If you hadn’t noticed, this is a trader’s market. Up, down, up—the roller coaster has continued, and technology shares have been greasing the rails. Make sure you’re securely buckled in.
Despite a rally on the last trading day of March, the blows taken by some of tech’s heavy hitters over the past couple of weeks helped weigh down a nervous US stock market and close out the first quarter of 2018 in the red.
But not too far in the red, and not entirely. Tech may have had the roughest ride lately, but thanks to its booming performance early in the year, as of Thursday the Nasdaq 100 (NDX) was still in the black for Q1—and the small-cap Russell 2000 (RUT) just missed squeaking into the plus column on Thursday. The following chart shows the relative performance through the end of Q1 for the NDX, RUT, S&P 500 (SPX), and Dow Jones Industrial Average (DJIA).
Thursday’s strong rally may have saved the SPX from a third consecutive down week after the index fell to its lowest level of the week on Wednesday. Several big-name tech stocks that had been leading the market lower, including Facebook (FB), Tesla (TSLA), Oracle (ORCL), and Netflix (NFLX), appeared to find some footing and reversed off their lows to knock out gains. (FB jumped more than 4% on Thursday; TSLA more than 3%.)
There’s been no shortage of price action. Dating back to March 22, the SPX’s daily close-to-close moves have been -2.5%, -2.1%, +2.7%, -1.7%, -0.03%, and +1.4%—that’s the kind of volatility that can churn the stomach of some investors, but present opportunities for fleet-footed traders. Last Tuesday the SPX fell nearly 3% from its intraday high and on Wednesday came within 60 points of matching its February correction low:
The S&P 500 sector rotation noted the past few weeks in this space continued, with the classically defensive Consumer Staples (+2.2%) topping the market last week, followed by Real Estate (+1.6%) and still-strong Utilities (+1.5%).
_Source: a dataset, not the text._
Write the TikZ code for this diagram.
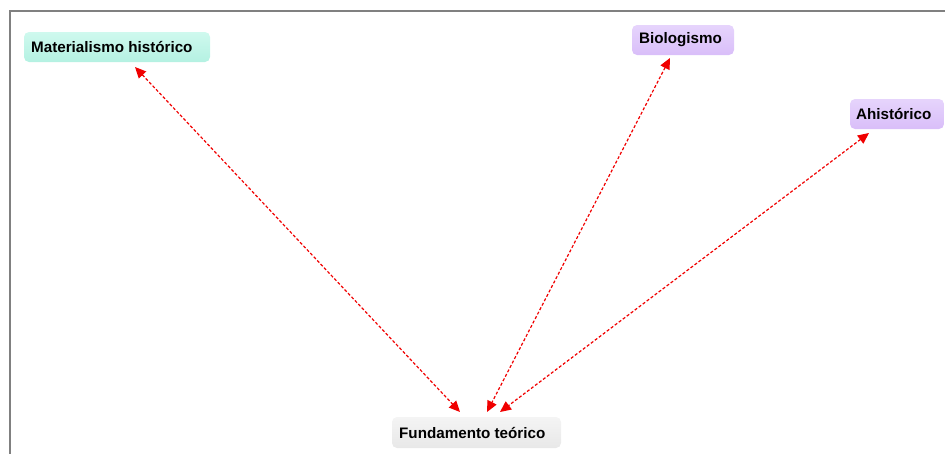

The worst-performing sectors last week were Information Technology (-1%, dramatically paring the previous week’s losses), Consumer Discretionary (-0.9%), and Materials (-0.5%).
Last week, tech’s challenges effectively drowned out what was a fairly solid week of economic data, including a better-than-expected GDP reading (+2.9%) and some strong housing numbers. This week starts with a bang—manufacturing and construction numbers today—and closes out with the jobs report on Friday:
●Monday: PMI Manufacturing Index, ISM Manufacturing Index, Construction Spending
●Tuesday: Motor Vehicle Sales
●Wednesday: ADP Employment Report, Factory Orders, ISM Non-Manufacturing Index
●Thursday: International Trade
●Friday: Employment Situation, Consumer Credit
Not much on the docket in terms of earnings, but here are a handful to watch:
●Monday: Cal-Maine Foods (CALM)
●Tuesday: International Speedway (ISCA), Cloudera (CLDR), Dave & Busters (PLAY)
●Wednesday: Acuity Brands (AYI), CarMax (KMX), Conn's (CONN), Lennar (LEN),
Monsanto (MON), Ollie's Bargain Outlet (OLLI)
●Thursday: Greenbrier (GBX), Lamb Weston (LW), RPM Inc. (RPM), Schnitzer Steel (SCHN), WD-40 (WDFC), Yum China (YUMC)
You can find a complete list of earnings and other market events on the E*TRADE market calendar (login required).
With Friday’s higher low and close, the S&P 500 has established a swing low on the weekly and daily charts represented by the March 23 low of 2585.95. The near-term drama could likely revolve around the market’s ability to avoid dropping below this level, which would set up a test of the February correction low.